Gigantes que não morrem

Mas Davi retrucou ao filisteu: "Tu vens contra mim com espada, lança e escudo; eu, porém, venho a ti em nome de Iahweh dos Exércitos, o Deus dos exércitos de Israel que desafiaste. Toda a terra saberá que há um Deus em Israel, e toda esta assembleia conhecerá que não é pela espada nem pela lança que Iahweh concede a vitória, porque Iahweh é o senhor da batalha e ele vos entregará em nossas mãos." Davi pôs a mão no seu bornal, apanhou uma pedra que lançou com a funda. Desse modo Davi venceu o filisteu com a funda e a pedra: feriu o filisteu e o matou; Davi correu, pôs o pé sobre o filisteu, apanhou-lhe a espada, tirou-a da bainha e a cravou no filisteu e, com ela, decepou-lhe a cabeça. I Samuel 17.45,47,49 e 50
Davi e Golias, R Leinweber
A história da Bíblia mais conhecida e, talvez por isso, mais apreciada pelas crianças de todo o mundo é, sem dúvida, o duelo entre o jovem Davi e o gigante Golias.

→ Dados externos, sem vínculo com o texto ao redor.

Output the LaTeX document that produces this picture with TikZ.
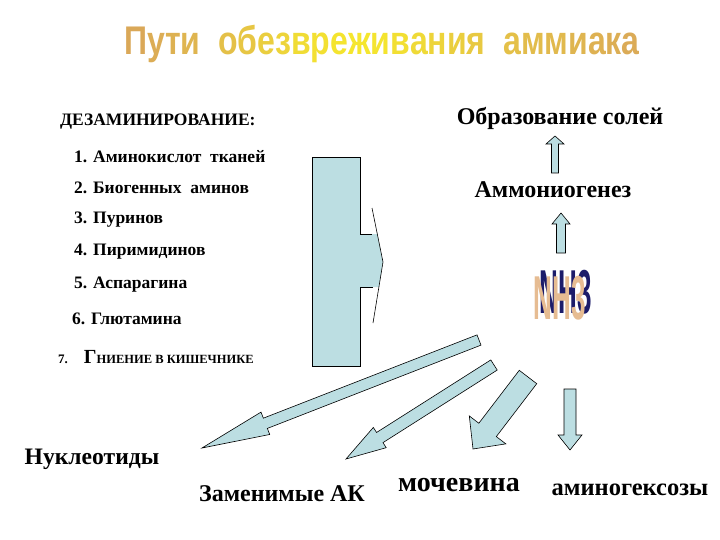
\documentclass[tikz,border=0pt]{standalone}
\usepackage{fontspec}
\setmainfont{Liberation Serif}
\newfontfamily\titlefont{Liberation Sans}
\usetikzlibrary{calc}
\definecolor{abl}{HTML}{BCDEE2}
\definecolor{tanc}{HTML}{D6A05E}
\definecolor{yelc}{HTML}{F5E62E}
\definecolor{navyc}{HTML}{1C1C6A}
\definecolor{nhtan}{HTML}{E6BC92}
\newcommand\ttl[2]{\textcolor{yelc!#1!tanc}{#2}}
\newcommand\nhtxt{\scalebox{0.42}[1]{NH3}}
\tikzset{
  blk/.style={fill=abl,draw=black,line width=0.6pt,line join=miter},
  outl/.style={draw=black,line width=0.6pt},
  lbl/.style={inner sep=0pt,font=\bfseries},
  item/.style={inner sep=0pt,anchor=west,font=\bfseries\fontsize{17.5}{17.5}\selectfont},
}
\newcommand\barrow[7]{%
  \pgfmathsetmacro\bang{atan2(-(#4-#2),#3-#1)}%
  \pgfmathsetmacro\blen{veclen(#3-#1,#4-#2)}%
  \pgfmathsetmacro\bneck{\blen-#7}%
  \begin{scope}[shift={(#1,#2)},rotate=\bang]
    \draw[blk] (0,-#5/2) -- (\bneck,-#5/2) -- (\bneck,-#6/2) -- (\blen,0)
      -- (\bneck,#6/2) -- (\bneck,#5/2) -- (0,#5/2) -- cycle;
  \end{scope}}
\begin{document}
\begin{tikzpicture}[x=1pt,y=-1pt]
\useasboundingbox (0,0) rectangle (720,540);
\fill[white] (0,0) rectangle (720,540);

% title
\node[anchor=base,inner sep=0pt,font=\titlefont\bfseries\fontsize{40}{42}\selectfont] (title) at (382,55)
 {\scalebox{0.8}[1]{\ttl{12}{П}\ttl{18}{у}\ttl{24}{т}\ttl{30}{и}\hspace{0.55em}%
 \ttl{45}{о}\ttl{55}{б}\ttl{65}{е}\ttl{75}{з}\ttl{85}{в}\ttl{92}{р}\ttl{97}{е}\ttl{100}{ж}\ttl{97}{и}\ttl{90}{в}\ttl{82}{а}\ttl{74}{н}\ttl{66}{и}\ttl{58}{я}\hspace{0.55em}%
 \ttl{45}{а}\ttl{40}{м}\ttl{35}{м}\ttl{30}{и}\ttl{25}{а}\ttl{20}{к}\ttl{15}{а}}};

% left list
\node[item] (dez) at (60,122) {ДЕЗАМИНИРОВАНИЕ:};
\node[item] (i1) at (74,157) {1. Аминокислот\ \ тканей};
\node[item] (i2) at (74,188) {2. Биогенных\ \ аминов};
\node[item] (i3) at (74,220) {3. Пуринов};
\node[item] (i4) at (74,252) {4. Пиримидинов};
\node[item] (i5) at (74,285) {5. Аспарагина};
\node[item] (i6) at (72,319) {6. Глютамина};
\node[lbl,anchor=base west] (i7) at (58,363) {\fontsize{13}{13}\selectfont 7.\hspace{16pt}\fontsize{20}{20}\selectfont Г\fontsize{12.5}{12.5}\selectfont НИЕНИЕ В КИШЕЧНИКЕ};

% big block arrow
\fill[abl] (312,157) rectangle (360,366);
\fill[abl] (360,234) -- (377.3,234) -- (383,262) -- (378.9,287) -- (360,287) -- cycle;
\draw[outl] (360,234) -- (360,157) -- (312,157) -- (312,366) -- (360,366) -- (360,287);
\draw[outl] (360,234) -- (372,234);
\draw[outl] (360,287) -- (373,287);
\draw[outl] (372,208) -- (383,262) -- (373,323);

% right column
\node[lbl,font=\bfseries\fontsize{24}{24}\selectfont] (salts) at (560,118) {Образование солей};
\node[lbl,font=\bfseries\fontsize{24}{24}\selectfont] (ammg) at (553,190) {Аммониогенез};
\barrow{555}{173}{555}{136}{7}{18}{8}
\barrow{561}{253}{561}{213}{9}{18}{11}

% NH3 logo (front face with navy extrusion)
\node[inner sep=0pt,font=\titlefont\bfseries\fontsize{62}{62}\selectfont] (nh) at (560,295)
 {\rlap{\hspace{6pt}\raisebox{6pt}{\textcolor{navyc}{\nhtxt}}}\textcolor{nhtan}{\nhtxt}};

% bottom arrows
\barrow{479}{340}{202}{448}{11}{24}{68}
\barrow{494}{365}{346}{459}{12}{24}{40}
\barrow{528}{377}{473}{449}{22}{46}{24}
\barrow{570}{389}{570}{450}{12}{24}{15}

% bottom labels
\node[lbl,font=\bfseries\fontsize{23.6}{23.6}\selectfont] (nucl) at (92,459) {Нуклеотиды};
\node[lbl,font=\bfseries\fontsize{24}{24}\selectfont] (zam) at (282,494) {Заменимые АК};
\node[lbl,font=\bfseries\fontsize{28}{28}\selectfont] (moch) at (459,485) {мочевина};
\node[lbl,font=\bfseries\fontsize{24.5}{24.5}\selectfont] (amhx) at (630,490) {аминогексозы};
\end{tikzpicture}
\end{document}
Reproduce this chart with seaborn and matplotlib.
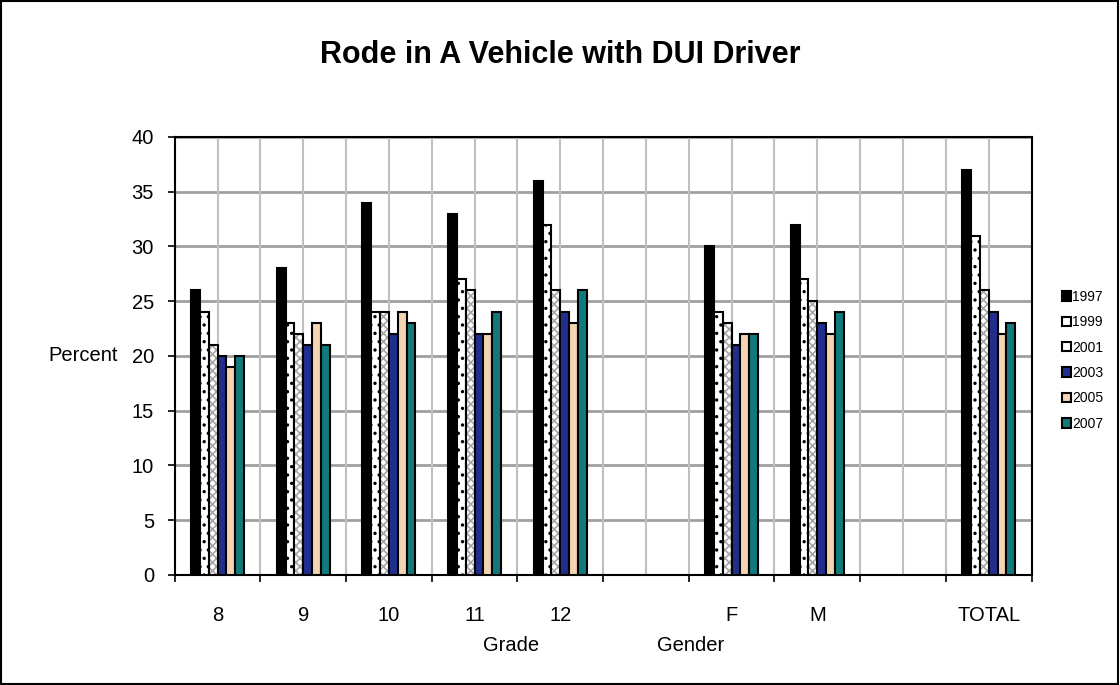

Por gerações, essa história que durante muito tempo foi contada literalmente através de um flanelógrafo, hoje é exibida em data show e com uma série de restrições para torná-la politicamente correta e acessível aos sensíveis ouvidos das gerações atuais. Já não se pode mais dizer que Davi matou Golias, da mesma forma que não pode mais cantar “atirei o pau no gato”. Sem querer contestar o desenvolvimento das ciências sociais que desembocou nesta conclusão, quero dizer que em termos doutrinários, para a igreja, isso é uma enorme baboseira.

Segundo este pensamento, daqui para frente vamos ter que contar às crianças que Jesus não morreu na cruz, que Estevão não foi apedrejado, que Paulo não foi decapitado e que não houve cristão sequer que tenha morrido nas arenas romanas. Se o intuito de tudo isso na vida secular é evitar que as crianças se tornem, mais tarde, adultos neuróticos com tendências criminosas, o que podemos projetar para o futuro das nossas crianças no contexto religioso a na vida da igreja? Será que iremos formar cristãos mais conscientes, amorosos e fiéis? Será que estamos criando uma geração de grandes pregadores e ativistas evangélicos?

Até onde posso perceber, nós criamos sim uma geração de levitas, de ministros de louvor, de apóstolos e de ungidos do Senhor, que além de constituírem a casta superior e privilegiada da igreja, são também intocáveis, inquestionáveis e irrepreensíveis, pois segundo eles mesmos apregoam: ai daquele que tocar no ungido do Senhor.

O que mais me entristece nisso tudo é ver que os citados Paulo, Estevão, o próprio Jesus, não tiveram a lucidez de tomar esse versículo devidamente engendrado por Saul, para ameaçar e repelir de vez os seus inimigos juntamente com as suas ameaças. Causa-me um sentimento profundo de derrota constatar que, por conta dessa inadmissível falha, esses incautos cristãos tivessem que passar por tantos tormentos e aflições, em nome de um evangelho que disponibiliza uma quantidade enorme de artefatos protetores e frases de efeito libertador.

Não sei onde isso começou, mas posso traçar um perfil da situação a que tudo isso está nos levando. Se não podemos mais contar as crianças o furor da batalha, também não vamos poder contar que de quem são os méritos da vitória, e assim, vamos dar mais crédito e mais louvor aos que se anunciam como guardiões da autêntica, única e aceitável forma de adoração. O versículo chave desse texto, e que orienta todo o desenrolar da situação é esse: não é pela espada nem pela lança que Iahweh concede a vitória. Foi exatamente isso que Israel aprendeu naquele dia. Que não são os nossos dons e atributos que fazem a diferença, que não é a beleza da voz que torna o louvor mais digno, que não são os títulos ou diplomas que traduzem mais fielmente a vontade de Deus.

Realmente estamos criando uma geração de cristãos iludidos. É por isso que as ciências sociais têm conseguido influenciar tanto a doutrina da igreja, quando a influência deveria ser exatamente ao contrário. É por isso também que estamos começando a tratar as histórias da Bíblia como contos de fadas, assim como são os contos de várias religiões pelo mundo. Por trás disso tudo há uma ameaça infinitamente maior, por isso bem nos advertiu Gilbert Cherteston sobre o perigo das ilusões que esses contos criam: Contos de fadas não fazem as crianças acreditarem que monstros existem. As crianças já sabem que eles existem. Contos de fadas fazem as crianças acreditarem que monstros podem ser mortos por nós.